In keeping with her minimalist aesthetic, she asked the bemused craftspeople to produce very pared down inlaid panels – a spare line of triangles; a simple cluster of diamonds. ‘All of a sudden, friends were seeing this Middle Eastern touch, but very modern. Their eyes were lighting up, like “oh my God that’s something we would put in our own home!”’ she relates. She parlayed this excitement into a thriving business and fast-growing workshop of 22 people. It has become something of a training ground for the younger generation; an attempt to preserve the dying craft of inlay work. She has even introduced new materials such as concrete and resin, where the craftsperson lays the work the traditional way – except on plexiglass – before resin or concrete are poured. The results are strikingly contemporary: ‘Exactly what we like, and what people like to put in their homes,’ she explains.
Debs’ newest collection, Vintage Meets Arabesque, takes its inspiration from Beiruti living rooms. She relates how, upon visiting many local homes, you will find a heady melange of furniture – ‘you will have this classical sofa, then all of a sudden this nice vintage chair from the ’70s or ’60s.

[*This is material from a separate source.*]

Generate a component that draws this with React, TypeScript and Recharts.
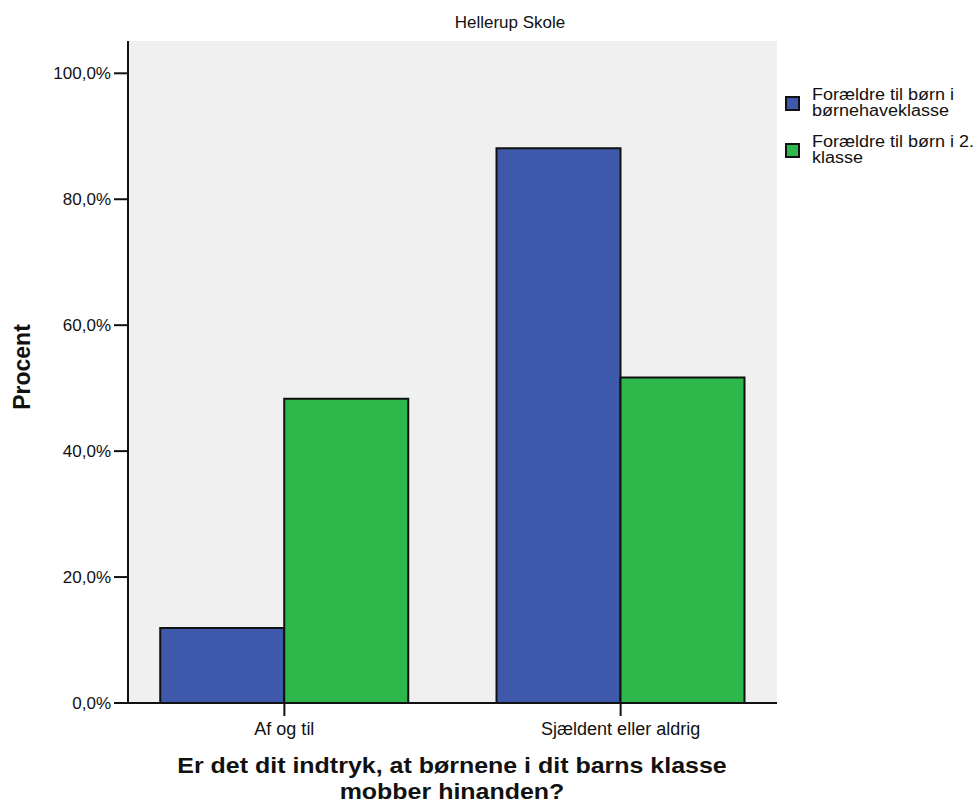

I would say that is very Lebanese.’ As such, the new collection retains the vintage Franco-Belgian feel of these flea market finds, but updates them with handcarved Arabesque elements.
In this way, Debs looks to constantly explore traditional crafts and refashion them in modern ways. And why does she not use machines? ‘There’s an energy that you feel when it’s done by hand, and I’m a big believer in that kind of human energy.’ Her focus on people can also be seen in her interior design work, where she eschews a top-down approach and instead begins with the person’s personality and builds up from a single piece. ‘I don’t start with the larger space and move down to the furniture.’
Even as she addresses the needs of the end users, then, she adds a special regional touch, and believes that this explains her popularity with government and official buildings, including the Ministry of Foreign Affairs in Abu Dhabi. She observes, ‘I feel that for them, I’m reflecting the modern Arab identity in design; it’s this emotional kind of pride that they’re feeling from things made in the Arab world.’
In carving out this modern design identity, Debs has in turn inspired a slew of other local designers. Two of her employees have even started their own furniture lines. ‘People are beginning to accept buying locally manufactured stuff now,’ she reflects. ‘I feel that is one big effort I made: to promote local production and give pride to the people here.’